The kid has moved out into their own place, and as parent, it’s time to learn to stop being a parent, and become a friend.
List Mom might have been a term with power diminished, but still with power. and while on a practical level someone ultimately has to have the power and responsibility, I think the adult phase of this implies an admin who exercises authority as little as possible. The real world equivalent to this for me is the mediator, or the ombusdman instead of the boss, the arbitrator or the administrator.
So the List Mom is dead. Long live the, well, something.
Exploring where we’ve come from ends. Time to explore where we’re headed. I know where I’m headed here, but to be honest, I haven’t drawn the map. I’ll start that once I publish this piece, because I hope to have everyone help getting the lines in the right places. This is a path I don’t feel I want to blaze alone and then surprise people with. I’d rather we blaze it together, as partners.

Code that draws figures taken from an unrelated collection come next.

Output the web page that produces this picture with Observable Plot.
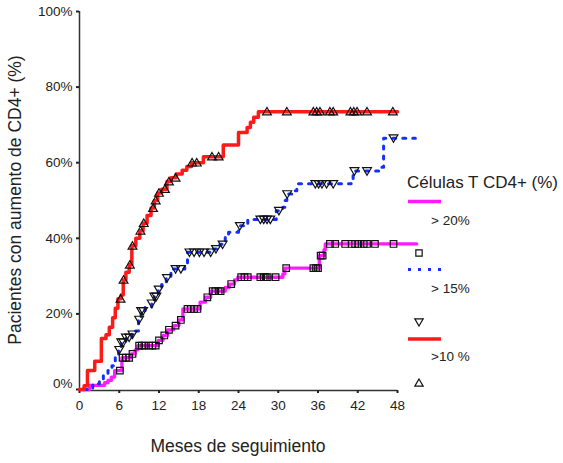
<!DOCTYPE html>
<html>
<head>
<meta charset="utf-8">
<script src="https://cdn.jsdelivr.net/npm/d3@7"></script>
<script src="https://cdn.jsdelivr.net/npm/@observablehq/plot@0.6"></script>
<style>
  body { margin: 0; background: #fff; font-family: "Liberation Sans", Arial, sans-serif; }
  #wrap { position: relative; width: 563px; height: 463px; overflow: hidden; }
  .lbl { position: absolute; font-size: 17.5px; color: #222; white-space: nowrap; line-height: 20px; }
  #legend { position: absolute; left: 0; top: 0; pointer-events: none; }
</style>
</head>
<body>
<div id="wrap">
  <div id="chart"></div>
  <div class="lbl" id="ylab" style="left:-185px; top:190px; width:400px; text-align:center; transform: rotate(-90deg);">Pacientes con aumento de CD4+ (%)</div>
  <div class="lbl" id="xlab" style="left:38px; top:436px; width:400px; text-align:center;">Meses de seguimiento</div>
  <svg id="legend" width="563" height="463"></svg>
</div>
<script>
// ---- Data (months, cumulative %) ----
const xTicks = [0, 6, 12, 18, 24, 30, 36, 42, 48];
const yTicks = [0, 20, 40, 60, 80, 100];

// >10 % (red) step curve
const redT = [0, 0.7, 1.2, 2.3, 3.3, 4.0, 4.5, 5.0, 5.4, 5.8, 6.3, 6.6, 7.0, 7.5, 7.9, 8.5, 9.1, 9.6, 10.2, 10.8, 11.3, 11.8, 12.4, 13.2, 13.8, 14.6, 15.5, 16.2, 16.9, 18.7, 21.7, 24.0, 25.3, 25.8, 26.3, 27.0, 48.0];
const redP = [0, 1, 5, 7.5, 13.5, 14.5, 16.5, 19, 21.5, 24, 25, 29, 31, 33, 38, 40, 42, 44, 46, 48, 50, 52, 53, 55, 56, 57, 58, 59, 60, 61.6, 64.7, 68, 69.3, 70.7, 72, 73.5, 73.5];
const redCens = [6.2, 6.65, 7.6, 8.0, 9.2, 9.7, 11.1, 11.5, 12.0, 12.9, 13.5, 14.5, 17.0, 17.7, 20.0, 21.0, 28.3, 31.3, 35.3, 35.8, 36.3, 37.8, 38.3, 40.9, 41.4, 41.9, 43.4, 47.3];

// >15% (blue) step curve
const blueT = [0.7, 2.0, 3.0, 3.6, 4.3, 4.9, 5.4, 5.9, 6.3, 7.0, 7.9, 8.4, 8.9, 9.3, 9.9, 10.9, 11.3, 11.9, 12.4, 13.1, 13.8, 15.9, 16.3, 20.2, 21.2, 22.0, 22.5, 24.0, 25.4, 29.7, 30.7, 31.0, 31.3, 32.3, 32.8, 41.0, 41.3, 45.6, 45.9, 50.7];
const blueP = [0, 1.5, 2.8, 4.1, 5, 6.3, 8.5, 10.5, 12.5, 13.8, 14.6, 15.5, 18.5, 20.8, 21.8, 22.8, 24.6, 26.5, 27.8, 29.5, 31.9, 32.8, 36.3, 37.2, 38.4, 40.3, 41.6, 43.3, 45.0, 47.3, 48.2, 50.0, 51.7, 52.6, 54.4, 55.2, 57.8, 58.8, 66.5, 66.5];
const blueCens = [6.0, 6.3, 6.6, 7.0, 7.5, 8.0, 9.0, 9.3, 9.6, 10.9, 11.3, 11.6, 11.95, 13.2, 14.5, 15.3, 16.6, 17.3, 18.1, 18.8, 19.8, 20.6, 21.6, 24.2, 27.3, 27.8, 28.3, 28.8, 30.1, 31.35, 35.6, 36.1, 36.6, 37.3, 38.3, 41.5, 43.4, 47.4];

// > 20% (magenta) step curve
const magT = [0.7, 1.5, 3.8, 4.3, 4.8, 5.3, 6.4, 7.8, 8.4, 8.8, 11.9, 12.6, 13.3, 14.2, 15.0, 15.6, 18.2, 19.0, 19.8, 22.0, 22.6, 23.4, 23.9, 30.7, 31.0, 36.2, 36.9, 37.1, 50.9];
const magP = [0, 1.1, 1.8, 2.4, 3.3, 5, 8.4, 9.4, 10.5, 11.6, 13, 14.3, 15.8, 16.9, 18.4, 21.3, 23.1, 24.4, 26, 27, 27.9, 29, 29.7, 30.6, 32.1, 35.4, 37, 38.5, 38.5];
const magCens = [6.1, 6.5, 7.0, 7.5, 8.0, 9.0, 9.4, 9.8, 10.5, 11.0, 11.5, 12.0, 12.8, 13.5, 14.5, 15.3, 16.3, 16.8, 17.3, 17.8, 19.3, 20.1, 20.5, 21.0, 21.3, 22.9, 24.4, 24.9, 25.4, 27.3, 27.8, 28.1, 28.4, 29.6, 31.2, 35.3, 35.7, 36.0, 36.4, 36.7, 37.8, 38.6, 40.1, 41.1, 41.6, 42.1, 42.9, 43.4, 44.6, 47.4];

const legendTitle = "Células T CD4+ (%)";
const seriesNames = ["> 20%", "> 15%", ">10 %"];
const colors = {red: "#ff1a1a", blue: "#1430ff", magenta: "#ff1aff"};

// ---- helpers ----
const toRows = (T, P) => T.map((t, i) => ({t, p: P[i]}));
const valueAt = (T, P, t) => { let v = P[0]; for (let i = 0; i < T.length; i++) if (T[i] <= t) v = P[i]; return v; };
const cens = (C, T, P) => C.map(t => ({t, p: valueAt(T, P, t)}));

const triUp = { draw(ctx, size) { const r = Math.sqrt(size / Math.PI); ctx.moveTo(0, -r * 0.95); ctx.lineTo(r, r * 0.75); ctx.lineTo(-r, r * 0.75); ctx.closePath(); } };
const triDown = { draw(ctx, size) { const r = Math.sqrt(size / Math.PI); ctx.moveTo(0, r * 0.95); ctx.lineTo(r, -r * 0.75); ctx.lineTo(-r, -r * 0.75); ctx.closePath(); } };

const fmt = d => d + "%";

const chart = Plot.plot({
  width: 563,
  height: 463,
  marginLeft: 79,
  marginRight: 166,
  marginTop: 11,
  marginBottom: 74,
  x: {domain: [0, 48]},
  y: {domain: [0, 100]},
  style: {fontFamily: "Liberation Sans, Arial, sans-serif", fontSize: "13.5px", color: "#222", background: "white"},
  marks: [
    Plot.ruleX([0], {y1: 0, y2: 100, stroke: "#333", strokeWidth: 1.5}),
    Plot.ruleY([0], {x1: 0, x2: 48, stroke: "#333", strokeWidth: 1.5, dy: 1}),
    Plot.axisX({ticks: xTicks, tickSize: 3, tickPadding: 7, tickFormat: d => d, label: null, strokeWidth: 2, stroke: "#222", dy: 1}),
    Plot.axisY({ticks: yTicks, tickSize: 3, tickPadding: 4, tickFormat: d => d === 0 ? "" : fmt(d), label: null, strokeWidth: 2, stroke: "#222"}),
    Plot.axisY({ticks: [0], tickSize: 0, tickPadding: 7, tickFormat: fmt, label: null, dy: -6}),
    Plot.line(toRows(magT, magP), {x: "t", y: "p", curve: "step-after", stroke: colors.magenta, strokeWidth: 3.3, clip: false}),
    Plot.line(toRows(blueT, blueP), {x: "t", y: "p", curve: "step-after", stroke: colors.blue, strokeWidth: 3, strokeDasharray: "3,7", clip: false}),
    Plot.line(toRows(redT, redP), {x: "t", y: "p", curve: "step-after", stroke: colors.red, strokeWidth: 3.5, clip: false}),
    Plot.dot(cens(magCens, magT, magP), {x: "t", y: "p", symbol: "square", r: 3.7, stroke: "#111", strokeWidth: 1.2, fill: "none"}),
    Plot.dot(cens(blueCens, blueT, blueP), {x: "t", y: "p", symbol: triDown, r: 4.4, stroke: "#111", strokeWidth: 1.2, fill: "none"}),
    Plot.dot(cens(redCens, redT, redP), {x: "t", y: "p", symbol: triUp, r: 4.4, stroke: "#111", strokeWidth: 1.2, fill: "none"})
  ]
});
document.getElementById("chart").appendChild(chart);

// ---- legend ----
const lg = d3.select("#legend");
const font = "Liberation Sans, Arial, sans-serif";
lg.append("text").attr("x", 407).attr("y", 188).attr("font-family", font).attr("font-size", 17).attr("fill", "#222").text(legendTitle);
const items = [
  {name: seriesNames[0], color: colors.magenta, dash: null, w: 3.3, sym: "sq"},
  {name: seriesNames[1], color: colors.blue, dash: "3,7", w: 3, sym: "down"},
  {name: seriesNames[2], color: colors.red, dash: null, w: 3.5, sym: "up"}
];
const lineY = [201.5, 269.5, 339];
const textY = [220, 288, 356];
const symY = [253, 322, 383];
items.forEach((it, i) => {
  const l = lg.append("line").attr("x1", 408).attr("x2", 441).attr("y1", lineY[i]).attr("y2", lineY[i]).attr("stroke", it.color).attr("stroke-width", it.w);
  if (it.dash) l.attr("stroke-dasharray", it.dash);
  lg.append("text").attr("x", 431).attr("y", textY[i]).attr("dy", "0.35em").attr("font-family", font).attr("font-size", 13.5).attr("fill", "#222").text(it.name);
  const sym = it.sym === "sq" ? d3.symbol(d3.symbolSquare, 40) : d3.symbol(it.sym === "up" ? triUp : triDown, 55);
  lg.append("path").attr("transform", `translate(419,${symY[i]})`).attr("d", sym()).attr("fill", "none").attr("stroke", "#111").attr("stroke-width", 1.2);
});
</script>
</body>
</html>
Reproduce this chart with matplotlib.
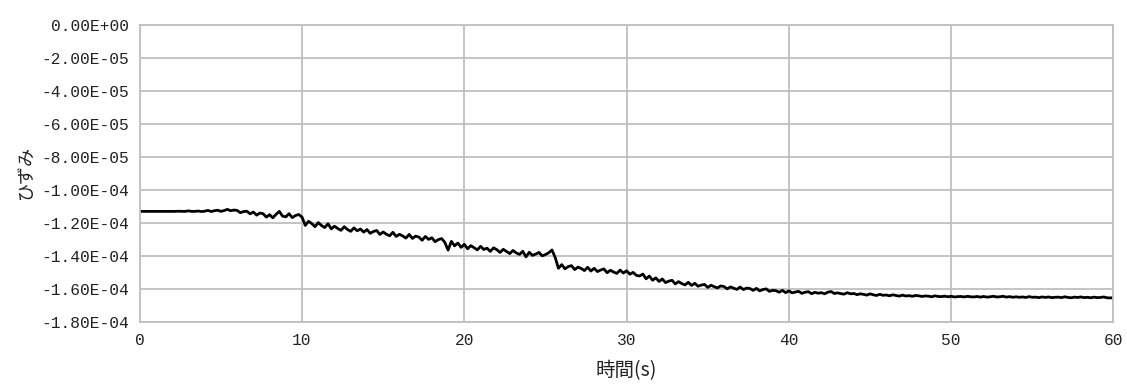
import numpy as np
import matplotlib.pyplot as plt
from matplotlib.ticker import FuncFormatter, MultipleLocator

# ひずみ (x1e-6), 0.2 s 間隔, 0 ~ 60 s
strain_u = [
    -113.0, -113.0, -113.0, -113.0, -113.0, -113.0, -113.0, -113.0, -113.0, -113.0,
    -113.0, -113.0, -112.9, -113.0, -113.0, -112.7, -113.0, -113.0, -112.8, -113.1,
    -112.9, -112.4, -113.1, -112.6, -112.3, -113.0, -112.5, -111.8, -112.6, -112.2,
    -112.4, -113.8, -113.1, -112.9, -114.5, -113.4, -115.3, -114.0, -114.4, -116.5,
    -115.0, -116.9, -114.8, -113.0, -115.9, -116.3, -114.4, -116.8, -115.5, -114.9,
    -116.5, -121.5, -119.0, -120.4, -122.3, -119.8, -121.6, -122.8, -120.5, -123.6,
    -122.0, -123.4, -124.5, -122.3, -124.0, -125.1, -123.0, -124.8, -123.7, -125.6,
    -124.0, -126.3, -125.2, -124.6, -127.0, -125.5, -126.9, -127.8, -125.7, -128.2,
    -126.9, -127.9, -129.2, -127.0, -129.4, -128.0, -128.6, -130.5, -128.2, -130.0,
    -129.0, -131.4, -130.1, -129.5, -131.8, -136.5, -131.2, -133.9, -132.2, -134.8,
    -133.0, -135.7, -133.8, -135.0, -136.4, -134.2, -136.1, -135.3, -137.3, -135.1,
    -136.2, -137.9, -136.0, -137.3, -138.6, -136.7, -138.2, -139.1, -137.2, -140.6,
    -137.8, -139.7, -138.9, -137.9, -140.0, -139.2, -138.1, -136.4, -141.0, -147.5,
    -145.3, -147.8, -146.5, -145.9, -148.3, -146.8, -147.6, -148.9, -146.9, -149.2,
    -147.5, -149.5, -148.6, -147.9, -150.2, -148.7, -149.8, -150.6, -148.6, -150.4,
    -149.0, -151.1, -150.0, -151.8, -152.2, -151.0, -153.9, -152.2, -154.8, -153.3,
    -155.5, -154.0, -156.2, -155.3, -154.8, -157.0, -155.6, -156.8, -157.6, -156.0,
    -157.9, -156.6, -158.4, -157.7, -157.3, -159.1, -157.8, -158.7, -159.4, -158.2,
    -158.6, -160.0, -158.8, -159.6, -160.3, -158.9, -160.4, -159.5, -159.8, -160.9,
    -159.7, -161.2, -160.4, -160.0, -161.5, -160.9, -161.1, -162.0, -160.9, -162.3,
    -161.2, -162.4, -161.9, -161.5, -162.7, -162.0, -161.7, -162.9, -162.1, -162.6,
    -162.3, -163.0, -162.0, -161.6, -162.8, -162.4, -162.9, -163.2, -162.3, -163.0,
    -162.8, -163.5, -163.0, -163.3, -163.8, -163.0, -163.6, -164.0, -163.3, -163.9,
    -163.7, -164.2, -163.6, -164.0, -164.4, -163.8, -164.3, -164.1, -164.5, -164.0,
    -164.2, -164.6, -164.3, -164.4, -164.8, -164.2, -164.6, -164.7, -164.4, -164.8,
    -164.5, -164.9, -164.7, -164.6, -164.9, -164.5, -164.8, -164.9, -164.6, -165.0,
    -164.6, -165.0, -164.8, -164.5, -164.9, -164.8, -164.5, -165.0, -164.7, -165.1,
    -164.8, -165.1, -164.9, -165.2, -164.7, -165.1, -165.0, -165.3, -164.9, -165.2,
    -164.9, -165.3, -165.1, -165.0, -165.3, -164.8, -165.2, -165.4, -165.0, -165.2,
    -164.9, -165.3, -165.1, -165.4, -165.0, -165.3, -165.2, -164.9, -165.4, -165.5,
    -165.3,
]
time_s = np.linspace(0, 60, len(strain_u))
strain = np.array(strain_u) * 1e-6

jp = ['Noto Sans CJK JP', 'DejaVu Sans']
tickfont = 'Liberation Mono'

fig = plt.figure(figsize=(11.27, 3.85), dpi=100)
ax = fig.add_axes([0.124, 0.164, 0.864, 0.771])

ax.plot(time_s, strain, color='black', lw=2.0)

ax.set_xlim(0, 60)
ax.set_ylim(-1.8e-4, 0)
ax.xaxis.set_major_locator(MultipleLocator(10))
ax.yaxis.set_major_locator(MultipleLocator(2e-5))
ax.yaxis.set_major_formatter(FuncFormatter(lambda v, p: f"{v:.2E}".replace("-0.00", "0.00")))

ax.grid(True, color='#bfbfbf', lw=1.3)
for s in ax.spines.values():
    s.set_color('#bfbfbf')
    s.set_linewidth(1.3)
ax.tick_params(length=0, pad=8, labelsize=11.7, labelcolor='#222222')
for lab in ax.get_xticklabels() + ax.get_yticklabels():
    lab.set_family(tickfont)

ax.set_xlabel('時間(s)', family=jp, fontsize=14, color='#222222', labelpad=9)
ax.set_ylabel('ひずみ', family=jp, fontsize=13, color='#222222', labelpad=4)

fig.savefig('out.png', dpi=100)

Which is the basis of why I’m doing this, isn’t it?
(Another reason why I’m doing this in public? Simple: Lots of people have adopted and adapted the concept of List Mom. I’m honored and amazed to see how the term and concept have migrated on their own, and how it’s been adapted and modified along the way. While I’m not encouraging or suggesting they move along the path with me — I want to give them the opportunity to help with this process, and be aware of the process, so they can join in if they want.
And I feel strongly this is our process, not my process. I’m driving, but I need help with the map.
Shall we?
(P.S: where the hell did this come from? Good question — I hadn’t planned on tearing it out to the foundation and starting over, either. But a few weeks ago I was talking about parents and partners over some other issue, and I started to realize it was relevant to this, also.
Eating your own dog food. If you won’t, why should any other dog?